I’ve been working on the Docker conversion of a 10 year old Rails app that is heavily integrated with several other services for awhile now and I’d like to point out that we adopted some advanced Docker/container orchestration ideas before we should have. In retrospect, it seems obvious that one should get everything working together before adding in, say, random ports but we did. Why?
Two things led to my team of one other developer and I to pick up more than was wise at the time. The first is hype. When you look at K8s or the HashiCorp stack, there are some very cool things the framework can do that are recent(ish) additions so its proponents will emphasize them because that’s where they are at in their container journey. A read only container is pretty darn cool from both a security and reliability point of view. Of course, when you’re debugging a half-converted application, it is not helpful at all.
The second reason we moved forward with an advanced technique before getting it all working together boils down to scheduling. A team of two that supports an entire product (one of many products at our company) is going to have periods where they must abandon a large project to work on a feature, fix a bug, etc. Sometimes we would leave our migration to Docker/HashiCorp project alone for weeks at a time. Additionally, we had scheduling conflicts with other teams building out the underlying infrastructure for our project. Things we needed to get an entire ecosystem going in containers were unavailable until our very busy IT could work it in. Unfortunately, both these scheduling problems lead to a scramble to find something to do. Ideally, once it was all working on a developer machine we should have made sure it worked in our prod-like staging areas. With that option unavailable, it would have been more efficient to work on something else rather than moving the Linux OS to Alpine. Sure Alpine is great for keeping image size down, but debugging on an Alpine Linux instance can be a nightmare.

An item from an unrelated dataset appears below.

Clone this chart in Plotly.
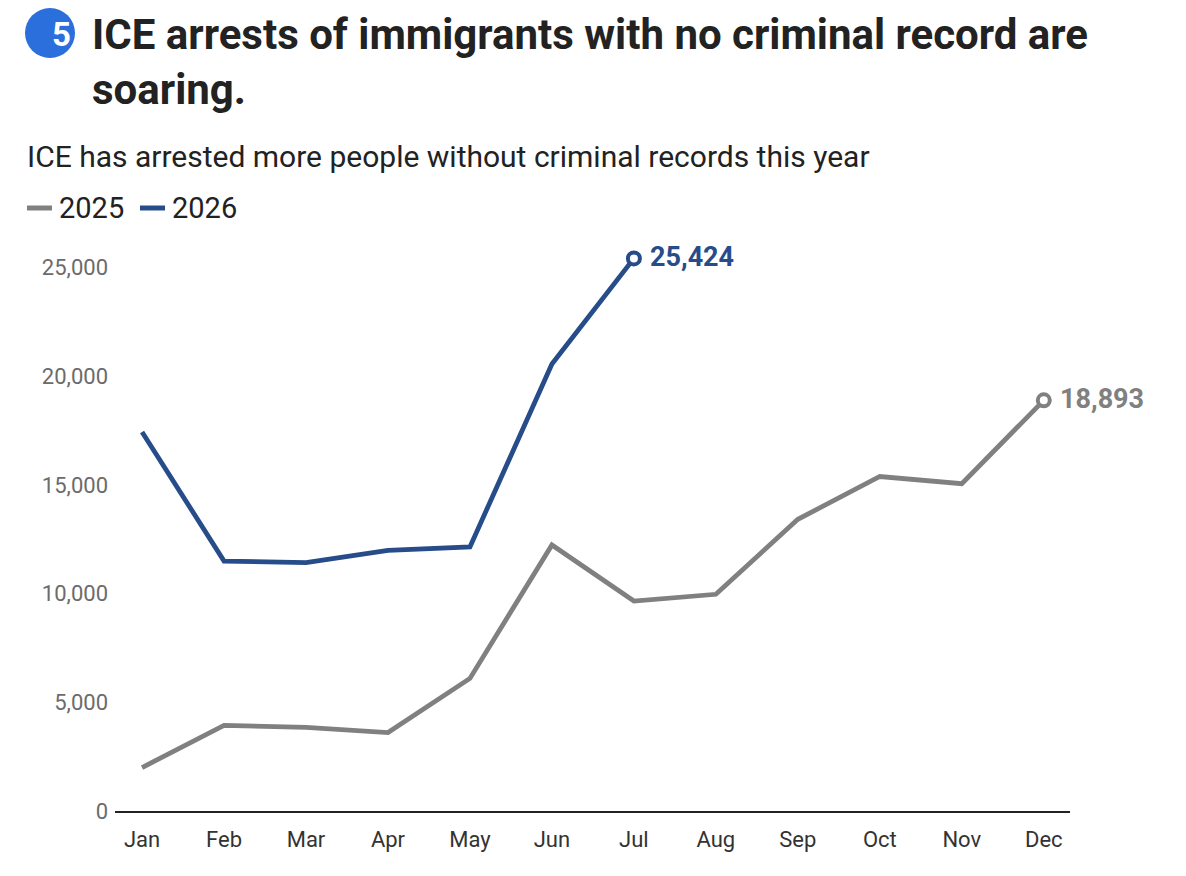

Keeping the Linux fat and full of debugging tools would have been more productive than having to install all the tools on Alpine. We didn’t actually end up making our containers read only but had there been more delays I can’t guarantee that we wouldn’t have. The pressure of a deadline when all sensible paths are blocked will make the mind fuzzy. No one is immune.
FYI: I am not throwing our IT team under the bus. A fair amount of our servers suffered a catastrophic nature based death (with no outage to our customers, amazingly) during the time we were bugging them about building the shiny new future so we completely understood why schedules needed to be adjusted.